Similarly, the vibrant resonance of the massive bell, imbued with solemnity and significance, is part of the fabric of our cultural life.
Together, the sight and sound serve as reminders that our country is the pioneer of parliamentary democracy, which is finally coming home after almost half a century of Brussels rule.
Yet on the night of liberation, the clock tower is due to be silent. There are no plans for any celebratory peal to echo.
This is because Big Ben – designed by the great Victorian architect Augustus Pugin and formally opened in 1859 – has been undergoing major renovation works, lasting four years and costing £61million.
According to the Commons authorities, it would cost £500,000 for the bell to chime.
Remainers welcome this setback.
For them, Brexit is a reason for mourning, not celebration.
But the Government should not be defeatist.
We need some of the can-do, unconventional spirit that made Brexit possible in the first place.
First of all, the figures should be scrutinised and, if necessary, challenged.
We know the costs of big pubic projects have a way of spiralling out of control.
It could be pointed out that the great bell was able to chime on Remembrance Sunday and New Year’s Eve without any alarmism over the financial impact.
Second, the Government should recognise that this is an historic event.
Exceptional occasions, like Royal weddings, are regularly underwritten by the state.
In 2018, the Duke and Duchess of Sussex’s nuptials cost £32million, including £390,000 alone on her dress.

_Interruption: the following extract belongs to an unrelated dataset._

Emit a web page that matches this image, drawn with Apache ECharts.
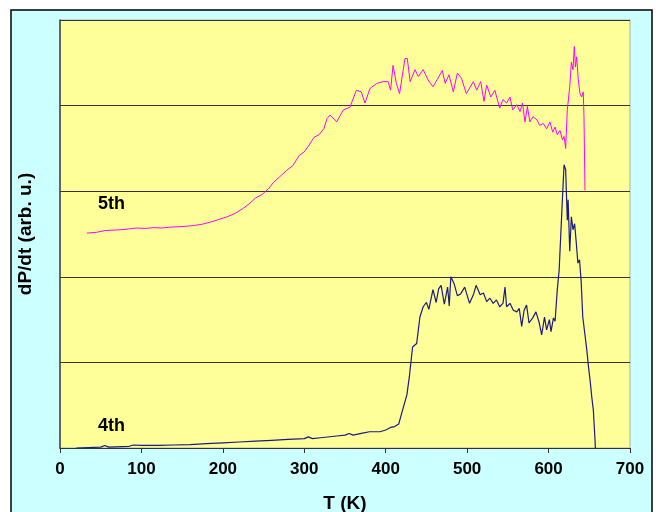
<!DOCTYPE html>
<html>
<head>
<meta charset="utf-8">
<script src="https://cdn.jsdelivr.net/npm/echarts@6/dist/echarts.min.js"></script>
<style>
  html, body { margin: 0; padding: 0; background: #fff; }
  #chart { width: 656px; height: 512px; }
</style>
</head>
<body>
<div id="chart"></div>
<script>
// 5th run (upper, magenta trace): temperature in K, signal in grid units
const t5 = [33, 45, 55, 65, 75, 85, 95, 105, 115, 125, 135, 145, 155, 165, 175, 185, 195, 205, 215, 225,
  232, 240, 248, 256, 262, 270, 278, 286, 294, 300, 306, 312, 318, 324, 328, 331.6, 339.7, 348, 356, 364,
  370, 374.5, 380.7, 389, 397, 403, 406, 409, 413, 417, 419.6, 423.7, 426.5, 430, 436, 440, 446, 452, 458, 463,
  469.5, 473, 477.7, 483, 488, 493, 499, 507.6, 511.7, 516.6, 520.7, 524, 529, 534, 540, 544, 548.5, 552.6, 556, 561,
  565, 568, 571, 574, 577, 581, 586, 589, 593.5, 597.6, 601.7, 605, 608, 610.7, 614, 617, 619, 621, 623, 626,
  628, 630, 631.6, 633, 634.5, 636.5, 638.6, 640.6, 642.6, 643.5, 644.7]
const p5 = [2.51, 2.52, 2.54, 2.545, 2.55, 2.56, 2.57, 2.565, 2.575, 2.57, 2.58, 2.585, 2.59, 2.6, 2.615, 2.64, 2.67, 2.70, 2.74, 2.80,
  2.85, 2.92, 2.96, 3.03, 3.10, 3.17, 3.24, 3.30, 3.42, 3.46, 3.54, 3.63, 3.66, 3.73, 3.85, 3.89, 3.81, 3.95, 3.98, 4.18,
  4.16, 4.03, 4.2, 4.26, 4.28, 4.28, 4.18, 4.47, 4.26, 4.14, 4.3, 4.55, 4.55, 4.28, 4.42, 4.34, 4.42, 4.3, 4.22, 4.3,
  4.41, 4.26, 4.36, 4.16, 4.38, 4.32, 4.14, 4.28, 4.18, 4.28, 4.05, 4.24, 4.1, 4.18, 3.97, 4.07, 4.03, 4.10, 3.95, 4.01,
  3.93, 4.03, 3.81, 3.99, 3.81, 3.87, 3.83, 3.77, 3.79, 3.73, 3.81, 3.69, 3.75, 3.66, 3.71, 3.60, 3.64, 3.50, 3.95, 4.22,
  4.51, 4.42, 4.69, 4.45, 4.57, 4.3, 4.14, 4.1, 4.16, 3.87, 3.01]

// 4th run (lower, navy trace)
const t4 = [20, 50, 55, 60, 85, 90, 100, 120, 140, 160, 180, 200, 220, 240, 260, 280, 300, 305, 310, 320,
  340, 350, 355, 360, 370, 380, 393, 400, 406, 411, 416, 420, 426, 429, 431, 433, 438, 442, 446, 450,
  453, 458, 462, 465, 468, 472, 476, 478, 480, 484, 488, 492, 497, 503, 508, 511, 516, 520, 524, 528,
  532, 536, 540, 544, 546.5, 548.5, 552.6, 556.7, 561, 564, 567, 570, 573, 576, 580.5, 584.5, 588.6, 591.5, 595, 597.6,
  601, 603, 606, 608, 610.7, 613, 616, 619, 621, 623, 624, 626, 628, 630, 632, 634, 636, 638, 640, 642,
  645, 647, 649, 651, 653, 655, 657, 657.5]
const p4 = [0.0, 0.01, 0.03, 0.01, 0.02, 0.035, 0.03, 0.03, 0.035, 0.04, 0.05, 0.06, 0.07, 0.08, 0.09, 0.1, 0.11, 0.13, 0.11, 0.12,
  0.14, 0.15, 0.17, 0.15, 0.17, 0.19, 0.19, 0.21, 0.24, 0.25, 0.28, 0.42, 0.62, 0.83, 0.84, 1.18, 1.22, 1.53, 1.65, 1.70,
  1.62, 1.85, 1.70, 1.86, 1.90, 1.68, 1.88, 1.66, 2.0, 1.92, 1.78, 1.80, 1.88, 1.69, 1.80, 1.90, 1.79, 1.81, 1.71, 1.75,
  1.69, 1.73, 1.65, 1.69, 1.88, 1.65, 1.69, 1.61, 1.59, 1.63, 1.42, 1.61, 1.67, 1.46, 1.52, 1.59, 1.46, 1.32, 1.53, 1.38,
  1.50, 1.36, 1.52, 1.48, 1.85, 2.08, 2.7, 3.31, 3.25, 2.66, 2.9, 2.3, 2.7, 2.55, 2.62, 2.4, 2.16, 2.2, 1.95, 1.53,
  1.3, 1.14, 0.95, 0.79, 0.6, 0.44, 0.1, 0]

const xTicks = [0, 100, 200, 300, 400, 500, 600, 700]
const runLabels = ['5th', '4th']

const pair = (xs, ys) => xs.map((x, i) => [x, ys[i]])
const boldFont = 'Arial, "Liberation Sans", sans-serif'

const chart = echarts.init(document.getElementById('chart'))
const option = {
  animation: false,
  backgroundColor: '#fff',
  graphic: [
    {
      type: 'rect',
      z: -10,
      shape: { x: 11, y: 10, width: 641, height: 520 },
      style: { fill: '#ccffff', stroke: '#000', lineWidth: 1.5 }
    },
    {
      type: 'text', left: 98, top: 195, z: 10,
      style: { text: runLabels[0], font: 'bold 18px ' + boldFont, fill: '#000' }
    },
    {
      type: 'text', left: 98, top: 417, z: 10,
      style: { text: runLabels[1], font: 'bold 18px ' + boldFont, fill: '#000' }
    }
  ],
  grid: {
    left: 60, right: 26, top: 20, bottom: 64,
    outerBoundsMode: 'none',
    show: true,
    backgroundColor: '#ffff99',
    borderColor: '#b0b0a0',
    borderWidth: 1
  },
  xAxis: {
    type: 'value',
    min: 0, max: 700, interval: 100,
    name: 'T (K)',
    nameLocation: 'middle',
    nameGap: 46,
    nameTextStyle: { fontFamily: boldFont, fontWeight: 'bold', fontSize: 19, color: '#000' },
    axisLine: { show: true, lineStyle: { color: '#333', width: 1 } },
    axisTick: { show: true, inside: false, length: 5, lineStyle: { color: '#333' } },
    axisLabel: {
      margin: 13,
      fontFamily: boldFont, fontWeight: 'bold', fontSize: 17, color: '#000',
      formatter: v => xTicks.includes(v) ? String(v) : ''
    },
    splitLine: { show: false }
  },
  yAxis: {
    type: 'value',
    min: 0, max: 5, interval: 1,
    name: 'dP/dt (arb. u.)',
    nameLocation: 'middle',
    nameGap: 25,
    nameTextStyle: { fontFamily: boldFont, fontWeight: 'bold', fontSize: 19, color: '#000' },
    axisLine: { show: true, lineStyle: { color: '#404040', width: 1.5 } },
    axisTick: { show: false },
    axisLabel: { show: false },
    splitLine: { show: true, lineStyle: { color: '#333', width: 1.2 } }
  },
  series: [
    {
      name: runLabels[0],
      type: 'line',
      data: pair(t5, p5),
      showSymbol: false,
      lineStyle: { color: '#ff00ff', width: 1 },
      z: 3
    },
    {
      name: runLabels[1],
      type: 'line',
      data: pair(t4, p4),
      showSymbol: false,
      lineStyle: { color: '#1a1a80', width: 1.2 },
      z: 3
    }
  ]
}
chart.setOption(option)
</script>
</body>
</html>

But if the Government is reluctant to subsidise Brexit chimes, the cost might be met through crowd-funding.
Boris Johnson has revealed he is considering it, while Brexiteer MP Mark Francois declared he’ll donate £1,000.
A Big Ben appeal would deserve widespread support.
The advent of our freedom should not be greeted in silence.
From the building that epitomises Parliamentary sovereignty, the bell should ring out to herald the revival of self-governance.